Bu dayanışmanın sadece Müslüman dünyasında değil, Avrupa ve Amerika’daki Müslümanlar arasında da ifade bulduğunu nasıl anlayabiliriz?

Çünkü onlar sömürgeleştirilmiş dünyadan geliyorlar ve aslında olaylara çok farklı bir gözle bakıyorlar. Elbette Batı’dan, Müslümanlardan, Yahudilerden bahsederken genelleme yapmamak gerekiyor. Örneğin Avrupa ve Amerika’da İsrail Devleti’ni oldukça eleştiren Yahudi kökenli birçok insan var. Bu insanlar paradoksu açıkça görüyorlar: Bu devlet, 1948’de Yahudilere bir güvenlik cenneti sunma hırsıyla silah zoruyla kuruldu. Peki dünyada Yahudilerin bugün İsrail’den daha az güvende olduğu başka bir yer var mı? Bu korkunç bir tarihi başarısızlıktır.

Buraya nasıl geldik ?

Batı Şeria ve Gazze 1967’den bu yana işgal altında. İsrail uluslararası hukuku ihlal etmeye ve Batı Şeria’da yerleşim yerleri inşa etmeye devam ediyor. Bu cehennem gibi bir dinamik. Ancak aldanmayın: Orada olacaklar korkunç olacak ve İsrail halkının yanı sıra suç ortağı olarak kabul edilecek olan Avrupa ve ABD üzerinde de yansımaları olacak. Uluslararası toplum, başta İsrail üzerinde en fazla etkiye sahip olan ABD olmak üzere, Avrupa’nın ardından durumun daha da kötüleşmesine izin vermekle suçludur.

Bu nedenle terör saldırılarının yeniden canlanmasını beklemeli miyiz?

Korkarım bizi bekleyen şey bu. Orta Doğu’daki şiddet döngüsü Avrupa’ya yayılmaya devam etti ve hatta 2001’de tarihin en büyük terörist operasyonu olmaya devam eden muhteşem bir şekilde Amerika Birleşik Devletleri’ne bile ulaştı.

Bu çatışmanın ülkemize yayılmasını nasıl önleyebiliriz?

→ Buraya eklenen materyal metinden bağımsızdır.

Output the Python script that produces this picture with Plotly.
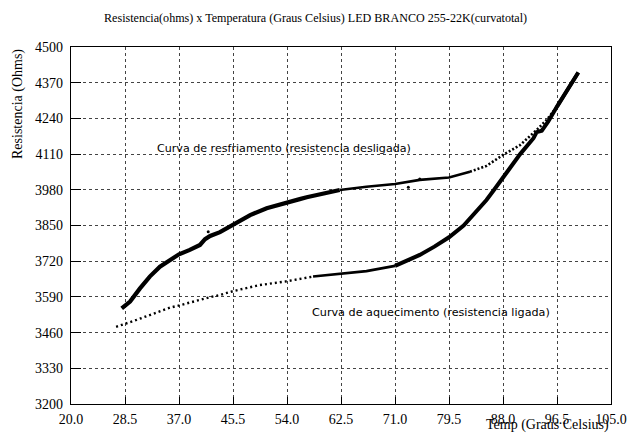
import plotly.graph_objects as go

# ---- data ----
cool_x = [27.98, 28.3, 29.3, 30.86, 32.4, 34.0, 35.6, 37.0, 38.7, 40.3, 41.1, 41.9, 43.45,
          45.5, 48.2, 50.8, 54.0, 56.0, 57.1, 59.2, 62.3, 66.5, 71.0, 74.9, 79.5,
          82.8, 85.4, 88.0, 90.7, 93.3, 94.9, 96.5, 98.0, 99.85]
cool_y = [3548, 3553, 3573, 3621, 3664, 3700, 3724, 3745, 3761, 3779, 3800, 3812, 3826,
          3852, 3888, 3913, 3931, 3946, 3953, 3965, 3979, 3991, 4001, 4016, 4025,
          4046, 4067, 4107, 4143, 4198, 4235, 4283, 4337, 4407]

heat_x = [27.1, 28.5, 30.3, 32.4, 35.6, 37.2, 40.3, 41.9, 43.45, 45.5, 49.7, 54.0, 58.1,
          62.5, 66.5, 71.0, 74.9, 77.2, 79.5, 81.8, 85.4, 86.6, 88.0, 90.7, 92.8,
          93.3, 94.1, 95.1, 96.5, 98.0, 99.85]
heat_y = [3481, 3491, 3506, 3524, 3551, 3560, 3581, 3589, 3597, 3611, 3633, 3647, 3664,
          3675, 3684, 3703, 3743, 3773, 3807, 3850, 3943, 3980, 4026, 4110, 4168,
          4190, 4195, 4228, 4283, 4337, 4407]

outlier_x = [41.6, 73.1, 74.9]
outlier_y = [3827, 3989, 4019]

x_ticks = [20.0, 28.5, 37.0, 45.5, 54.0, 62.5, 71.0, 79.5, 88.0, 96.5, 105.0]
y_ticks = [3200, 3330, 3460, 3590, 3720, 3850, 3980, 4110, 4240, 4370, 4500]

title_text = "Resistencia(ohms) x Temperatura (Graus Celsius) LED BRANCO 255-22K(curvatotal)"
x_title = "Temp (Graus Celsius)"
y_title = "Resistencia (Ohms)"
label_cool = "Curva de resfriamento (resistencia desligada)"
label_heat = "Curva de aquecimento (resistencia ligada)"


def segment(xs, ys, lo, hi):
    px, py = [], []
    for a, b in zip(xs, ys):
        if lo <= a <= hi:
            px.append(a)
            py.append(b)
    return px, py


fig = go.Figure()

segments = [
    (cool_x, cool_y, 27.0, 62.3, 4.2, "solid"),
    (cool_x, cool_y, 62.3, 82.8, 2.6, "solid"),
    (cool_x, cool_y, 82.8, 96.5, 2.6, "2px,2px"),
    (cool_x, cool_y, 96.5, 100.0, 3.5, "solid"),
    (heat_x, heat_y, 27.0, 58.1, 2.4, "2px,3px"),
    (heat_x, heat_y, 58.1, 71.0, 2.6, "solid"),
    (heat_x, heat_y, 71.0, 100.0, 4.0, "solid"),
]
for xs, ys, lo, hi, w, d in segments:
    sx, sy = segment(xs, ys, lo, hi)
    fig.add_trace(go.Scatter(x=sx, y=sy, mode="lines",
                             line=dict(color="black", width=w, dash=d),
                             hoverinfo="skip", showlegend=False))

fig.add_trace(go.Scatter(x=outlier_x, y=outlier_y, mode="markers",
                         marker=dict(color="black", size=3),
                         showlegend=False, hoverinfo="skip"))

serif = "Liberation Serif, Times New Roman, serif"
axis_common = dict(
    showline=True, linecolor="black", linewidth=1.2, mirror=True,
    ticks="inside", tickcolor="black", tickwidth=1.2,
    showgrid=True, gridcolor="#444444", gridwidth=1, griddash="dot",
    zeroline=False, automargin=False,
    tickfont=dict(family=serif, size=14, color="black"),
)

fig.update_layout(
    width=633, height=435,
    margin=dict(l=71, r=22, t=47, b=31, autoexpand=False),
    paper_bgcolor="white", plot_bgcolor="white",
    showlegend=False,
    xaxis=dict(range=[20, 105], tickvals=x_ticks,
               ticktext=["%.1f" % v for v in x_ticks], ticklen=7,
               ticklabelstandoff=2, **axis_common),
    yaxis=dict(range=[3200, 4500], tickvals=y_ticks,
               ticktext=[str(v) for v in y_ticks], ticklen=10,
               ticklabelstandoff=4, **axis_common),
    annotations=[
        dict(text=title_text, xref="paper", yref="paper", x=0.4537, y=1.0,
             yshift=29, xanchor="center", yanchor="middle", showarrow=False,
             font=dict(family=serif, size=12.1, color="black")),
        dict(text=x_title, xref="paper", yref="paper", x=1.0, y=0,
             yshift=-31, xanchor="right", yanchor="bottom", showarrow=False,
             font=dict(family=serif, size=14, color="black")),
        dict(text=y_title, xref="paper", yref="paper", x=0, y=1.0,
             xshift=-53, xanchor="center", yanchor="top", textangle=-90,
             showarrow=False, font=dict(family=serif, size=14, color="black")),
        dict(text=label_cool, x=33.2, y=4132, xref="x", yref="y",
             xanchor="left", yanchor="middle", showarrow=False,
             font=dict(family="DejaVu Sans", size=11.1, color="black")),
        dict(text=label_heat, x=57.6, y=3535, xref="x", yref="y",
             xanchor="left", yanchor="middle", showarrow=False,
             font=dict(family="DejaVu Sans", size=11.2, color="black")),
    ],
)

fig.write_html("out.html")
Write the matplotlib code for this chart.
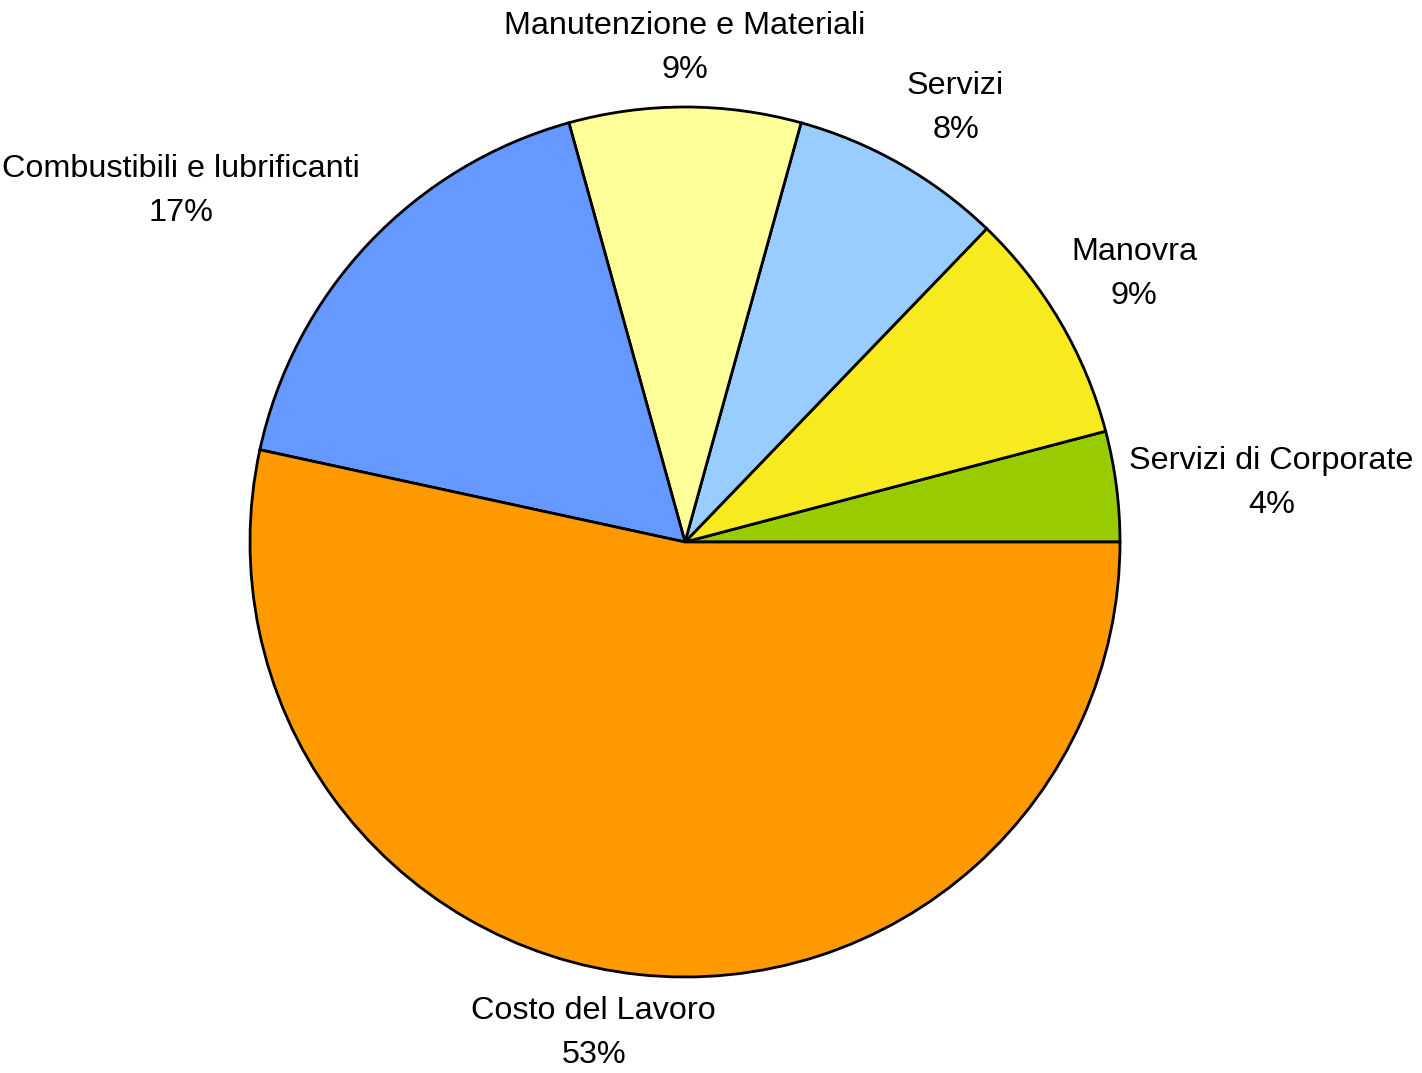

Belki saf ya da idealistim ama uluslararası hukuka inanıyorum. BM’nin insanlık için değerli bir kazanım ve barışçıl bir dünyayı şekillendirebilecek tek çerçeve olduğuna inanıyorum. Ancak BM sözleşmesi ihlal edilmeye devam ediyor. Yalnızca onun bütünsel uygulaması, geliştirilme amacına ulaşabilir: evrensel barış.